東京大学の文学研究者総勢16名による、文学研究を論じたエッセイ集。
天神で飲んだ後、まだ帰るには早いなぁという時にハマっていることがある。
それは1000円という予算の中で古本屋で普段買わないような本を買い込むことだ。1000円あれば5,6冊は悠に買えてしまう。そんな中で手に取ったのが本著だ。
100円で手にしたんだけども、内容は自分のほおをぶん殴るくらいに濃密な内容。小説だとか好きだったりしたんだけども、どのように読み解くのか、そこを入門的に解説している。
本書の構造なんだけども、
テクストの読解 / 書くこと・読むことのダイナミズム / 文学とその外部 と3部構造になっており、それぞれに東京大学の講師陣が寄稿している。

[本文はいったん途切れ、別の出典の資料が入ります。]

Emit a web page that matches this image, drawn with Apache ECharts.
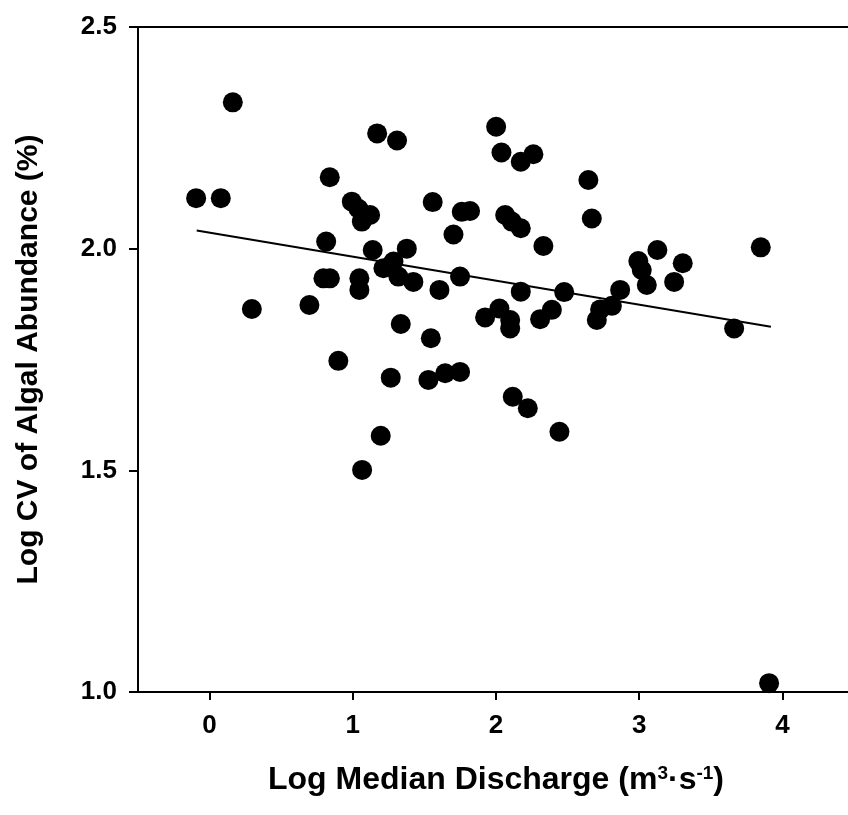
<!DOCTYPE html>
<html>
<head>
<meta charset="utf-8">
<script src="https://cdn.jsdelivr.net/npm/echarts@6/dist/echarts.min.js"></script>
<style>
html,body{margin:0;padding:0;background:#fff;overflow:hidden;}
#chart{width:848px;height:815px;}
</style>
</head>
<body>
<div id="chart"></div>
<script>
// Log median discharge (x) values
const discharge = [0.162,-0.094,0.078,1.170,1.309,0.839,0.993,1.040,1.121,1.063,0.814,1.139,1.377,1.214,1.284,1.318,1.423,0.795,0.840,1.046,1.046,0.697,0.295,1.335,0.899,1.265,1.195,1.065,2.001,2.038,2.173,2.261,2.645,2.669,1.558,1.761,1.819,1.703,2.064,2.110,2.173,2.331,3.127,2.994,3.018,3.053,3.304,3.244,3.849,1.605,1.749,2.173,2.476,2.867,1.545,1.924,2.024,2.099,2.099,2.308,2.390,2.704,2.727,2.809,3.663,1.528,1.645,1.749,2.117,2.222,2.443,3.907];
// Log CV of algal abundance (y) values
const cvAlgal = [2.330,2.114,2.114,2.260,2.244,2.161,2.106,2.090,2.076,2.061,2.016,1.997,2.000,1.956,1.971,1.937,1.925,1.933,1.933,1.933,1.907,1.873,1.864,1.830,1.747,1.709,1.578,1.501,2.275,2.217,2.196,2.213,2.155,2.068,2.105,2.083,2.085,2.032,2.076,2.061,2.046,2.006,1.997,1.972,1.952,1.918,1.967,1.925,2.003,1.907,1.937,1.903,1.902,1.907,1.798,1.845,1.865,1.839,1.820,1.841,1.862,1.839,1.863,1.871,1.820,1.704,1.719,1.722,1.666,1.640,1.587,1.020];
// Regression line end points
const trendX = [-0.09, 3.92];
const trendY = [2.041, 1.824];
// Tick labels
const xTicks = [0, 1, 2, 3, 4];
const yTicks = [1.0, 1.5, 2.0, 2.5];

const FONT = 'Liberation Sans';
const chart = echarts.init(document.getElementById('chart'), null, {renderer: 'canvas'});
chart.setOption({
  animation: false,
  backgroundColor: '#fff',
  grid: {left: 138, top: 27, width: 716, height: 665, show: true, borderColor: '#000', borderWidth: 2,
    containLabel: false, outerBoundsMode: 'none'},
  xAxis: {
    type: 'value', min: -0.5, max: 4.5,
    name: 'Log Median Discharge (m{sup|3}·s{sup|-1})',
    nameLocation: 'middle', nameGap: 72,
    nameTextStyle: {fontFamily: FONT, fontWeight: 'bold', fontSize: 32, color: '#000',
      rich: {sup: {fontFamily: FONT, fontWeight: 'bold', fontSize: 19, color: '#000', verticalAlign: 'top'}}},
    axisLine: {show: true, onZero: false, lineStyle: {color: '#000', width: 2}},
    axisTick: {show: true, inside: false, length: 8, lineStyle: {color: '#000', width: 2}, customValues: xTicks},
    axisLabel: {customValues: xTicks, margin: 21, fontFamily: FONT, fontWeight: 'bold', fontSize: 26, color: '#000'},
    splitLine: {show: false}
  },
  yAxis: {
    type: 'value', min: 1.0, max: 2.5, interval: 0.5,
    name: 'Log CV of Algal Abundance (%)',
    nameLocation: 'middle', nameGap: 94, nameRotate: 90,
    nameTextStyle: {fontFamily: FONT, fontWeight: 'bold', fontSize: 30, color: '#000'},
    axisLine: {show: true, onZero: false, lineStyle: {color: '#000', width: 2}},
    axisTick: {show: true, inside: false, length: 9, lineStyle: {color: '#000', width: 2}},
    axisLabel: {margin: 21, fontFamily: FONT, fontWeight: 'bold', fontSize: 26, color: '#000',
      formatter: v => yTicks.includes(v) ? v.toFixed(1) : ''},
    splitLine: {show: false}
  },
  series: [
    {
      type: 'scatter', symbol: 'circle', symbolSize: 20,
      itemStyle: {color: '#000', opacity: 1},
      data: discharge.map((x, i) => [x, cvAlgal[i]])
    },
    {
      type: 'line', showSymbol: false, symbol: 'none',
      lineStyle: {color: '#000', width: 2},
      data: trendX.map((x, i) => [x, trendY[i]])
    }
  ]
});
</script>
</body>
</html>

第一章「テクストの読解」では物語論をはじめとしたテクストの構造把握の分野を網羅している。
第二章「書くこと・読むことのダイナミズム」では作品から視野を広げ、作品と作者・読者の関係、あるいは生成論といった作品をテクスト外へと拡大して分析する手法を紹介している。
そして第三章「文学とその外部」で作品と時代背景の分析についての分析だ。同時代性のないものであればなかなかどのように分析するのか素人目には難しい。実際の例を示しながら、作品の背景をどのように分析すべきかが記載されている。
方法論や体系だった知識も面白いが、各講師陣によるケーススタディも面白い。日本文学にとどまらず、アメリカ、ヨーロッパ、香港、中東などの文学にも触れることができグッと視野が広がる1冊となっている。